Crema, 28 giugno 2014 - Don Mauro resta prete ma ha avuto il «foglio di via» dal Cremasco: non potrà celebrare né predicare in pubblico, non potrà avere contatti con minori ed è meglio che si sottoponga per cinque anni a un’adeguata psicoterapia. Perché don Mauro Inzoli ha dato scandalo con gravi comportamenti derivati da abusi su minori. Lo dice la sentenza definitiva che risponde al ricorso presentato dall’ormai ex parroco di SS. Trinità a Crema, presidente del Banco Alimentare fino allo scorso anno, finito sotto la mannaia della commissione ecumenica. Il suo presidente, il cardinale di Ratisbona Gerhard Muller, ha notificato la decisione al vescovo di Crema il 12 giugno e mercoledì scorso all’interessato.
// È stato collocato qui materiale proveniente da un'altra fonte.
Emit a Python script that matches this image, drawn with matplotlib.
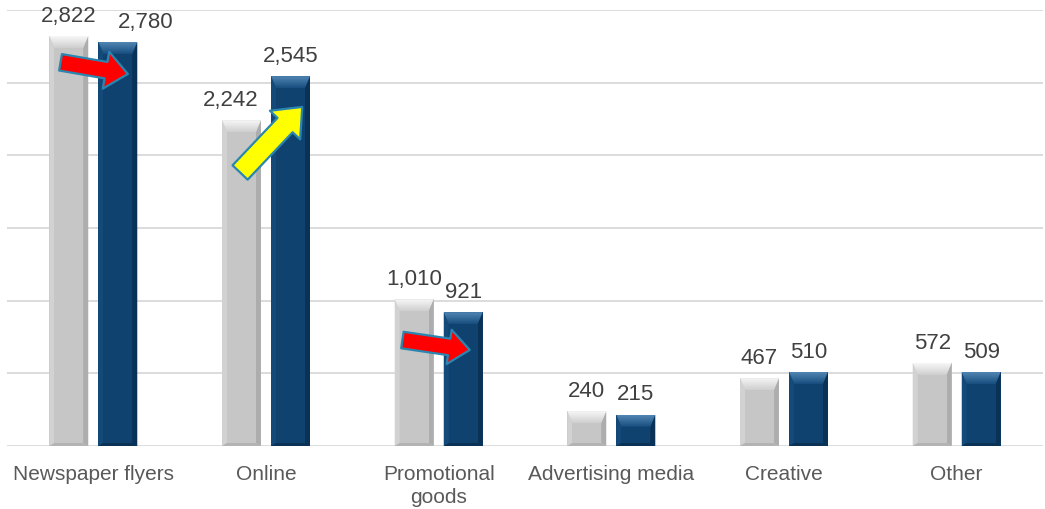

Il vescovo, monsignor Oscar Cantoni, ha diramato una lettera nella quale si dà la notizia: «Come cristiani siamo invitati ad accogliere sempre con un atteggiamento di fede le indicazioni che ci vengono offerte dalla santa madre Chiesa e a tradurle subito in preghiera, così da evitare inutili, quanto dannosi giudizi, che certo non contribuirebbero a creare un clima di distensione e di pace. L’invito che rivolgo è dunque di considerare il giudizio nei confronti di don Mauro alla luce di un binomio inscindibile: quello della verità e della misericordia insieme». La vicenda di don Mauro Inzoli, 64 anni, nato a Torlino Vimercati, scoppia in tutto il suo clamore a dicembre del 2012 quando il vescovo di Crema emette un comunicato nel quale si annuncia la riduzione allo stato laicale del parroco della SS. Trinità. Motivo: violazione dell’articolo 1.720, dove ci sono cinque capi d’accusa, tra i quali la pedofilia. Sconcerto perché don Mauro è un nome importante di Cl, è presidente del Banco Alimentare, è stato in predicato di diventare vescovo di Lodi, ha una chiesa sempre piena.

Gira in Mercedes e fuma il sigaro e lui dice che l’auto è un regalo e il sigaro non gli fa male. Il provvedimento però dà adito a molti dubbi. Si assiste all’immobilità della procura di Crema che fa sapere di non aver aperto alcun fascicolo nei confronti del prete. In principio don Mauro pare non voler neppure avanzare ricorso, poi però ci ripensa e negli ultimi giorni del gennaio 2013 manda il documento a Roma, perché è lì che si decide su questi casi. Ci vogliono 14 mesi per avere una risposta definitiva. Il rigore di Papa Francesco nei confronti dei preti pedofili è noto, tuttavia nei confronti di don Mauro si usa una misura diversa. Don Mauro vince il ricorso, perché non viene privato dello stato clericale e, dunque, resta prete. Tuttavia si legge che si è reso colpevole di gravi comportamenti e del conseguente scandalo, provocato da abusi su minori. E la magistratura? Nessuno ha fatto denuncia, i genitori dei piccoli abusati si sono rivolti solamente al vescovo. E, almeno per ora, anche se il reato è perseguibile d’ufficio don Mauro non entrerà in un’aula di tribunale.